伊藤仁斎・忠恕

伊藤仁斎論語古義』のなかの、『論語』の里仁篇一五の一節への「注」と「解説」から。
現代語訳は今回も、貝塚茂樹責任編集による中央公論社『日本の名著』シリーズの伊藤仁斎の巻のものを用いる。

(前略)子出ず。門人問うて曰わく。何の謂いぞや。曽子の曰わく、夫子の道は、忠恕のみ。


  自分のすべてをつくすのを忠といい、他人をおしはかることを恕という。自分の心を出しつくすと、他人と自分の区別がなくなる。他人の心をおしはかると、かゆみもいたさもすべてわが身にひしひしとこたえる。曽子は忠恕の二字で夫子(せんせい)の道をいいつくせると考えた。そこで門人に対して以上のように夫子の「一以ってこれを貫く」の本旨を解説した。


解説  (前略)いったい忠とは自分をつくすことであるから、他人に接するのに誠実で人をあざむく心はない。

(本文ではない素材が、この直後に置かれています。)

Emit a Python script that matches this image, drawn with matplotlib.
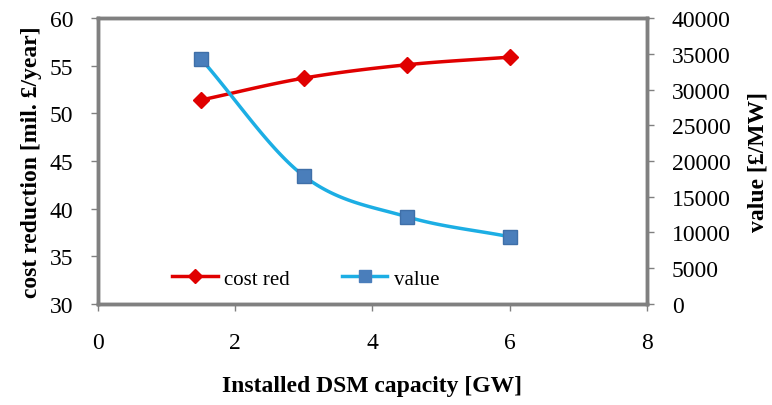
import numpy as np
import matplotlib.pyplot as plt

# data
capacity = [1.5, 3.0, 4.5, 6.0]           # installed DSM capacity [GW]
cost_red = [51.4, 53.7, 55.1, 55.9]       # cost reduction [mil. £/year]
value = [34300, 17900, 12200, 9400]       # value [£/MW]


def smooth(x, y, n=40):
    # Catmull-Rom style smoothing like Excel's "smoothed line"
    x = np.asarray(x, float)
    y = np.asarray(y, float)
    px = np.concatenate([[2 * x[0] - x[1]], x, [2 * x[-1] - x[-2]]])
    py = np.concatenate([[2 * y[0] - y[1]], y, [2 * y[-1] - y[-2]]])
    xs, ys = [], []
    t = np.linspace(0, 1, n)
    for i in range(1, len(px) - 2):
        for p, out in ((px, xs), (py, ys)):
            p0, p1, p2, p3 = p[i - 1], p[i], p[i + 1], p[i + 2]
            out.extend(0.5 * ((2 * p1) + (-p0 + p2) * t
                              + (2 * p0 - 5 * p1 + 4 * p2 - p3) * t ** 2
                              + (-p0 + 3 * p1 - 3 * p2 + p3) * t ** 3))
    return xs, ys


plt.rcParams['font.family'] = ['Liberation Serif', 'DejaVu Serif']

fig = plt.figure(figsize=(7.72, 4.06), dpi=100)
ax = fig.add_axes([0.127, 0.249, 0.711, 0.704])
ax2 = ax.twinx()

red = '#E00000'
cyan = '#1CAEE4'
sq = '#4A7EBB'

sx, sy = smooth(capacity, cost_red)
ax.plot(sx, sy, color=red, lw=2.5, zorder=3)
ax.plot(capacity, cost_red, 'D', color=red, ms=8, zorder=4)

vx, vy = smooth(capacity, value)
ax2.plot(vx, vy, color=cyan, lw=2.5, zorder=3)
ax2.plot(capacity, value, 's', color=sq, mec='#3F6FA8', ms=10, zorder=4)

ax.set_xlim(0, 8)
ax.set_ylim(30, 60)
ax2.set_ylim(0, 40000)
ax.set_xticks([0, 2, 4, 6, 8])
ax.set_yticks(range(30, 61, 5))
ax2.set_yticks(range(0, 40001, 5000))

for a in (ax, ax2):
    for s in a.spines.values():
        s.set_color('#808080')
        s.set_linewidth(2.5)
    a.tick_params(colors='#808080', labelcolor='black', labelsize=17,
                  length=5, width=1)
ax.tick_params(axis='x', pad=15)
ax.tick_params(axis='y', pad=13)
ax2.tick_params(axis='y', pad=13)

ax.set_xlabel('Installed DSM capacity [GW]', fontsize=17, fontweight='bold',
              labelpad=16)
ax.set_ylabel('cost reduction [mil. £/year]', fontsize=17, fontweight='bold',
              labelpad=5)
ax2.set_ylabel('value [£/MW]', fontsize=17, fontweight='bold', labelpad=12)

h1 = plt.Line2D([], [], color=red, lw=2.5, marker='D', ms=7)
h2 = plt.Line2D([], [], color=cyan, lw=2.5, marker='s', mfc=sq, mec=sq, ms=8)
ax2.legend([h1, h2], ['cost red', 'value'], loc='lower left', ncol=2,
           frameon=False, fontsize=15, handlelength=2.2, handletextpad=0.3,
           columnspacing=2.5, bbox_to_anchor=(0.1, -0.012))

fig.savefig('out.png', dpi=100)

恕とは他人の心をおしはかることであるから、他人にたいして寛容で、薄情で残酷なところはない。忠であってそのうえ恕であったら、仁に到達できる。いまさら別の道に迷うことがあろうか。夫子は「吾が道一以ってこれを貫く」といわれ、曽子がとくに忠恕によって説明したのはまことにもっともだ。